Petronas Ready to Buy Iranian Crude

Petronas Ready to Buy Iranian CrudePetronas Ready to Buy Iranian Crude

An official at Malaysia's Petronas said the state-owned oil and gas company is ready to resume the import of Iranian crude by 50,000-60,000 barrels a day after the sanctions are lifted, raising the volume to the pre-sanctions level.

"A new chapter is about to begin in relations between Petronas and the National Iranian Oil Company," Ikhlas Abdul Rahman, head of Middle East operations at Petronas, told Mehr News Agency.

The US-engineered sanctions against Iran forced many international oil and gas companies over the past four years to put an end to their business in the Islamic Republic. However, Abdul Rahman said Petronas never shut its office in Tehran and is willing to boost bilateral trade.

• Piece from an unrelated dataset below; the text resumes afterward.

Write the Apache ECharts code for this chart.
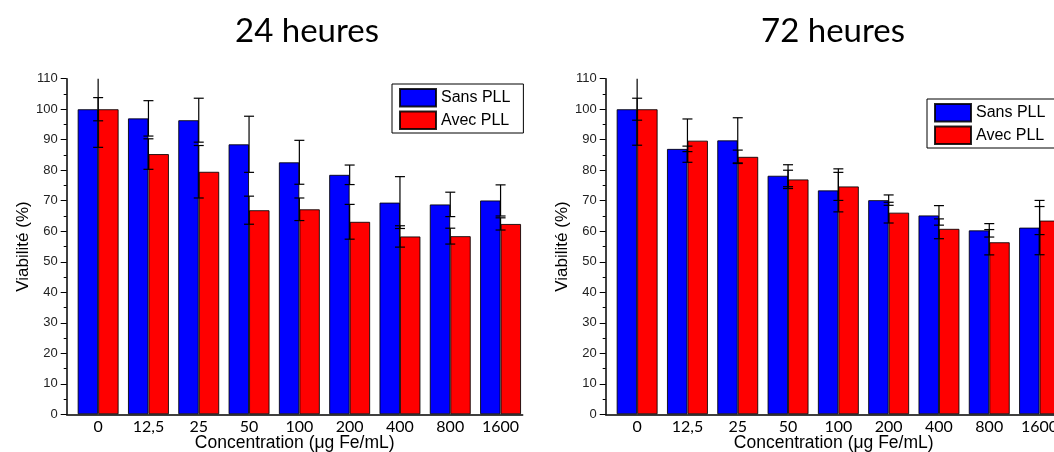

Regarding Petronas' cooperation in Iran's oil and gas projects, the official said it is awaiting the presentation of the country's revised version of oil contracts.

"NIOC should officially put on the table a list of its oil projects … In all, we are very positive about returning to Iran's oil industry," he said.

The Malaysian major stopped gasoline supplies to Iran in 2010, joining the likes of Lukoil, Shell, Glencore and Vitol, which had taken similar decisions in fear of violating the sanctions.

Petronas also started an academic course on transferring expertise to a subsidiary of the NIOC.

Iranian oil officials say Asian markets are key to raise crude exports after the sanctions are lifted.

The Persian Gulf country is planning to boost crude production by 500,000 bpd within a week after the removal of sanctions and take daily production to more than 4 million bpd by the end of 2016.

Sanctions curbed Iran’s sales of crude and condensate to 1.4 million barrels a day in 2014 from 2.6 million bpd in 2011, according to the US Energy Information Administration.

It pumped 2.8 million bpd of crude in September, making it the fifth-largest OPEC producer, data compiled by Bloomberg showed.